- _RAW RECORDS_:
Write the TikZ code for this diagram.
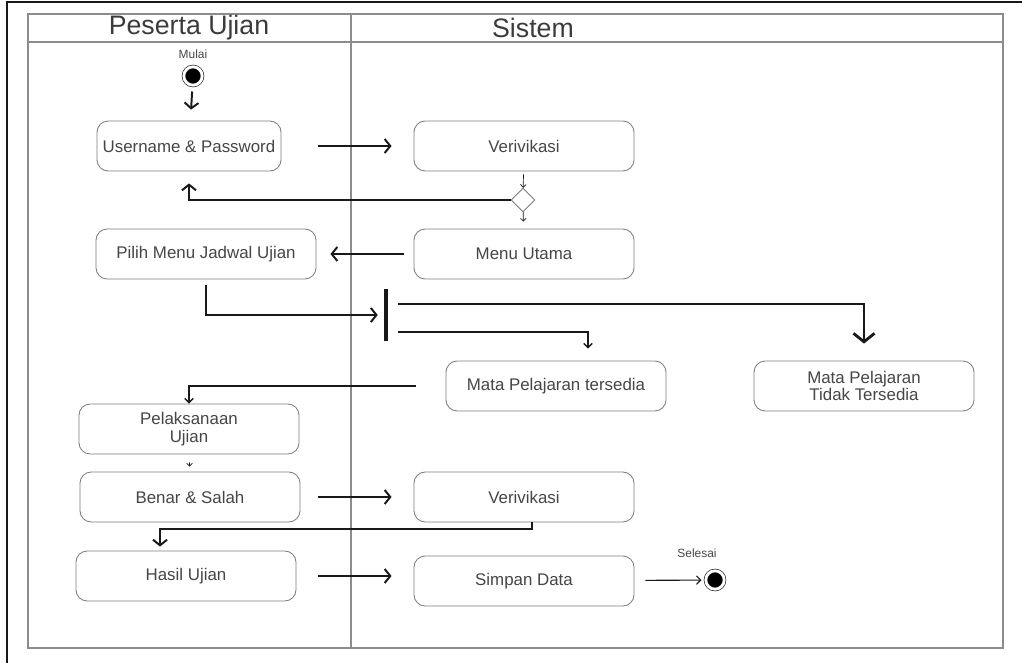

==

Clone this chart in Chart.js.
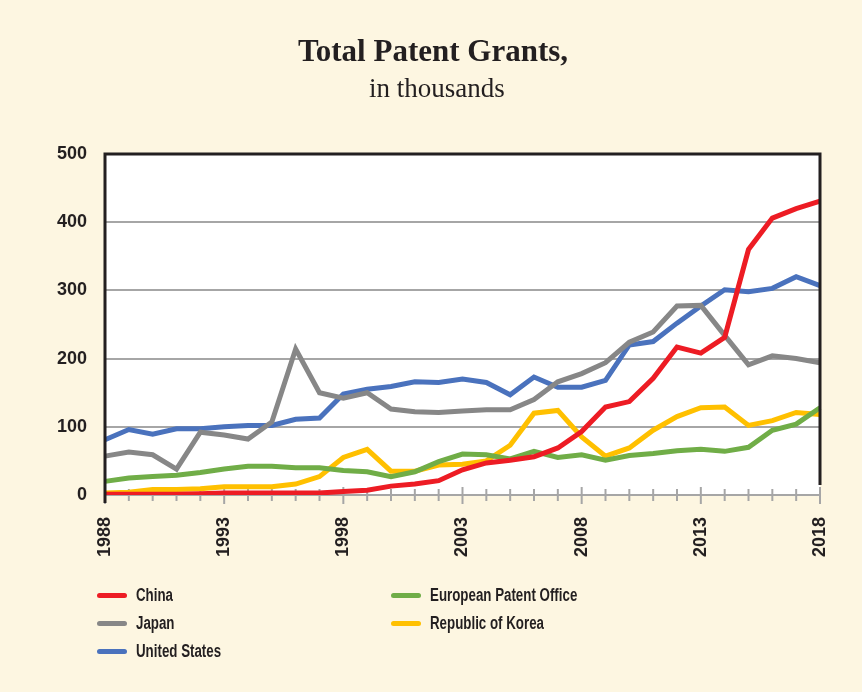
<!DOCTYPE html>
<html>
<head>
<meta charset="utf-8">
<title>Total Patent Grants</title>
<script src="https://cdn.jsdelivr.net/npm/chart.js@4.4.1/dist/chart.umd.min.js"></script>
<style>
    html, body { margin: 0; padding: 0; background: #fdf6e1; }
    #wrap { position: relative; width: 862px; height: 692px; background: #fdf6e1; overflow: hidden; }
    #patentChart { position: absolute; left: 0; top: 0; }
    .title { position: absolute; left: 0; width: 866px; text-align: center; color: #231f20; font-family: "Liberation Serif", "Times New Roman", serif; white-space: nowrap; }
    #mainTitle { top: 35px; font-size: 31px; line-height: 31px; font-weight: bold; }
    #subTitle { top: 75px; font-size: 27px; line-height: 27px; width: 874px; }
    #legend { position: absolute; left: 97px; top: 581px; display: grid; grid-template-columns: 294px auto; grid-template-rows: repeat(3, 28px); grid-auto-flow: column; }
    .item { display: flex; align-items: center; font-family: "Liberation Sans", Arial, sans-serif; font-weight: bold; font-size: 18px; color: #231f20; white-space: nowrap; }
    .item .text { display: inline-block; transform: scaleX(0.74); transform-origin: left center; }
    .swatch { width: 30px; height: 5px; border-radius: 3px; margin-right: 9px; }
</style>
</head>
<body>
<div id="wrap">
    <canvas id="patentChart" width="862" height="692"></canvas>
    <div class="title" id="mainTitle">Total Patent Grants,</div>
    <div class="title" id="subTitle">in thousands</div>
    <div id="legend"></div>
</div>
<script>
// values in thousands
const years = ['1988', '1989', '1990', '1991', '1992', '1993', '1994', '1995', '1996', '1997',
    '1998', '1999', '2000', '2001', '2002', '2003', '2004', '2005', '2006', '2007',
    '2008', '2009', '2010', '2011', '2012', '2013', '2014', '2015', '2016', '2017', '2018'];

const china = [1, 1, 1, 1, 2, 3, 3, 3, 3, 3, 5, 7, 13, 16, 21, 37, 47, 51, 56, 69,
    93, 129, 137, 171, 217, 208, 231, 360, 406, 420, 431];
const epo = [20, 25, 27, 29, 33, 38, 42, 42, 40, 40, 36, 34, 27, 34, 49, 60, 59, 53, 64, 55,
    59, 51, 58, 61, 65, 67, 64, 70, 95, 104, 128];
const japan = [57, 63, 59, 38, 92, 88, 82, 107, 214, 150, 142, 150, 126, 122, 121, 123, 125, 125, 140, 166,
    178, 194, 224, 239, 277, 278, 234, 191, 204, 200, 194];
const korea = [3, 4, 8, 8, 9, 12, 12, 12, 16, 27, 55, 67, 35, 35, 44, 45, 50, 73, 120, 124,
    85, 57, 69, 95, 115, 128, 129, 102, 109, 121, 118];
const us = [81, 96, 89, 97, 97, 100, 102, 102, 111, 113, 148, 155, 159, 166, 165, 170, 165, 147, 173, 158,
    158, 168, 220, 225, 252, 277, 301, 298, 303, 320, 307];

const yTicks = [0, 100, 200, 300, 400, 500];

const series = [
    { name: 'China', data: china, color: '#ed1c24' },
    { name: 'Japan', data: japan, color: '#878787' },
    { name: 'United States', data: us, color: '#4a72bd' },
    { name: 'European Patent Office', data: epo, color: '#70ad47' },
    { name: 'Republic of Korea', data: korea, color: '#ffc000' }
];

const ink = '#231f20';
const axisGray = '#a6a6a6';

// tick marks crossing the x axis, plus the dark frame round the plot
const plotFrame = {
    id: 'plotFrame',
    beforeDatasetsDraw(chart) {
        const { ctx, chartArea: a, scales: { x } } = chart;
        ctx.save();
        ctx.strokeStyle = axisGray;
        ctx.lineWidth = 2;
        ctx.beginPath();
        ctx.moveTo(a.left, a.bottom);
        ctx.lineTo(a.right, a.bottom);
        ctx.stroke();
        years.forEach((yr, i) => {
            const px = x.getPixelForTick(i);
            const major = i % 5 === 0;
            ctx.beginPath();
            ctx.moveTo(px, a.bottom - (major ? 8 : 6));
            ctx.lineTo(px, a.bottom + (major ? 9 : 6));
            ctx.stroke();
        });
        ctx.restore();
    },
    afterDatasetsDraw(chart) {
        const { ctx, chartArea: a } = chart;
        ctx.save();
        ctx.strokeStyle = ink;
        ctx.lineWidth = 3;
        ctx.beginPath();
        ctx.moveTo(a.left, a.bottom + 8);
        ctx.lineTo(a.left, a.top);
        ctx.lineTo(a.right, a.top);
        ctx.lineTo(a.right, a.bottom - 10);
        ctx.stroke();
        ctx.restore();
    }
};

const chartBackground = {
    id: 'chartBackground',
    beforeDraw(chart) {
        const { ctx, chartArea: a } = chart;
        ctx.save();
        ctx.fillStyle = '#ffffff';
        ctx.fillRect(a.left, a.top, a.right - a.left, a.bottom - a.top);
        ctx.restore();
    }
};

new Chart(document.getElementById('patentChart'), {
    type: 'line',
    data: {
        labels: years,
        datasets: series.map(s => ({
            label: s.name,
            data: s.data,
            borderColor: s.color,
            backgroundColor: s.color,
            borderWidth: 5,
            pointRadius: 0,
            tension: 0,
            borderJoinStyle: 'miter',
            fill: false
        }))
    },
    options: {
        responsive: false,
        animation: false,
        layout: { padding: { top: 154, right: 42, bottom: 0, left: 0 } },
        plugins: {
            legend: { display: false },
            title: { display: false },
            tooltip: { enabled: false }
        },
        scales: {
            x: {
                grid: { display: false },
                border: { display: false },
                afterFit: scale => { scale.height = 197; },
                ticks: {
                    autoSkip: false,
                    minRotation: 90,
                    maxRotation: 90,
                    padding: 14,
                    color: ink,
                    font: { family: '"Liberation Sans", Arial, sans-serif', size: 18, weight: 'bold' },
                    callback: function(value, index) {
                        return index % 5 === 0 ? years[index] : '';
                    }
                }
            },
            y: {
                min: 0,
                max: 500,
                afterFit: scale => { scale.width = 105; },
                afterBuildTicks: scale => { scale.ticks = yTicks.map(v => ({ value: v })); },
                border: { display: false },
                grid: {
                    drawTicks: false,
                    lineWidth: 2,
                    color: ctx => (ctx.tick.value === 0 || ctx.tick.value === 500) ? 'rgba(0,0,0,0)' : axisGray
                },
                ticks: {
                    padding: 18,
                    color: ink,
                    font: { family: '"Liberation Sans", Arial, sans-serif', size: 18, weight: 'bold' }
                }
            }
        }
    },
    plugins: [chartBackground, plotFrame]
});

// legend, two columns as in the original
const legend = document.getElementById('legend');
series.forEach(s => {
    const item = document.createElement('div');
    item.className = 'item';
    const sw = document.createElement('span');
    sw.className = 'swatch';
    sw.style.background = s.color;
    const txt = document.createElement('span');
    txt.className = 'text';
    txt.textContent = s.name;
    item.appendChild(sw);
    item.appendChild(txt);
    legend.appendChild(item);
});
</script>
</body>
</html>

--

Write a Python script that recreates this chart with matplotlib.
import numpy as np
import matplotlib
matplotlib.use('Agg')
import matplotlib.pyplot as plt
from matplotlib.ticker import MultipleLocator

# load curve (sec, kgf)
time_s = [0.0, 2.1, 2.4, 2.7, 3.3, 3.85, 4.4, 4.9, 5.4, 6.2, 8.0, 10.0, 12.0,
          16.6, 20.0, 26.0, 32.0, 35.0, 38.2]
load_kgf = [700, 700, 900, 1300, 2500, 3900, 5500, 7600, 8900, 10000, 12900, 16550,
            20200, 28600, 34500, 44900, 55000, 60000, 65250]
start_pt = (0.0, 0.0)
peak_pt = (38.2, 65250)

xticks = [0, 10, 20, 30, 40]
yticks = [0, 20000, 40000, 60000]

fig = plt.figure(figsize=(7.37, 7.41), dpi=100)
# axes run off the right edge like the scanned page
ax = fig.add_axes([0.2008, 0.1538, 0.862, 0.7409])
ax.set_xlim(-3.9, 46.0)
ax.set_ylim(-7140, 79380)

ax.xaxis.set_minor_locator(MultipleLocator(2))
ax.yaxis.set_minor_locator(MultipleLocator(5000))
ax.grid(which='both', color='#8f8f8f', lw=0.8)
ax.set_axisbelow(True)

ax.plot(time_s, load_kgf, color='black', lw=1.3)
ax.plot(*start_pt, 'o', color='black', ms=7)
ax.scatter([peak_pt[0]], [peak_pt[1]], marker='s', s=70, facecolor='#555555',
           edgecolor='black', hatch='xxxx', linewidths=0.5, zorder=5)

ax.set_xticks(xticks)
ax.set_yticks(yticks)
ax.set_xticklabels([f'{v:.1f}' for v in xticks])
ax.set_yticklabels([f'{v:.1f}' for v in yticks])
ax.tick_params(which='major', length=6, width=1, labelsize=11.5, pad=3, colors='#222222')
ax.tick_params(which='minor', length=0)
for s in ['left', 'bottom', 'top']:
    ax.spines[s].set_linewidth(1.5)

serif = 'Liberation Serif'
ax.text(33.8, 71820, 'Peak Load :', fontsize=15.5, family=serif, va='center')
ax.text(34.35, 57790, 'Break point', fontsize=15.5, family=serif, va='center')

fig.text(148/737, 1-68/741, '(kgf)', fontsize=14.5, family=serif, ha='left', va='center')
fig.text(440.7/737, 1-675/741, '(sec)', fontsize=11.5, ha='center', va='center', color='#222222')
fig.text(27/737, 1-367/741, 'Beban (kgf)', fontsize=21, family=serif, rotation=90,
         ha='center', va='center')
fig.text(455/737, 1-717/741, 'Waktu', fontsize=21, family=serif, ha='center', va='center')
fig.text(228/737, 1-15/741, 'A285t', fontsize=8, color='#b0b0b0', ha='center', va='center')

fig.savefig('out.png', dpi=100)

- _PROBLEM TO WORK ON_: Identify each line of the material where the word "this" shows up, and copy it.

- _TASK OUTPUT_:
Write the TikZ code for this diagram.
Clone this chart in Chart.js.
Write a Python script that recreates this chart with matplotlib.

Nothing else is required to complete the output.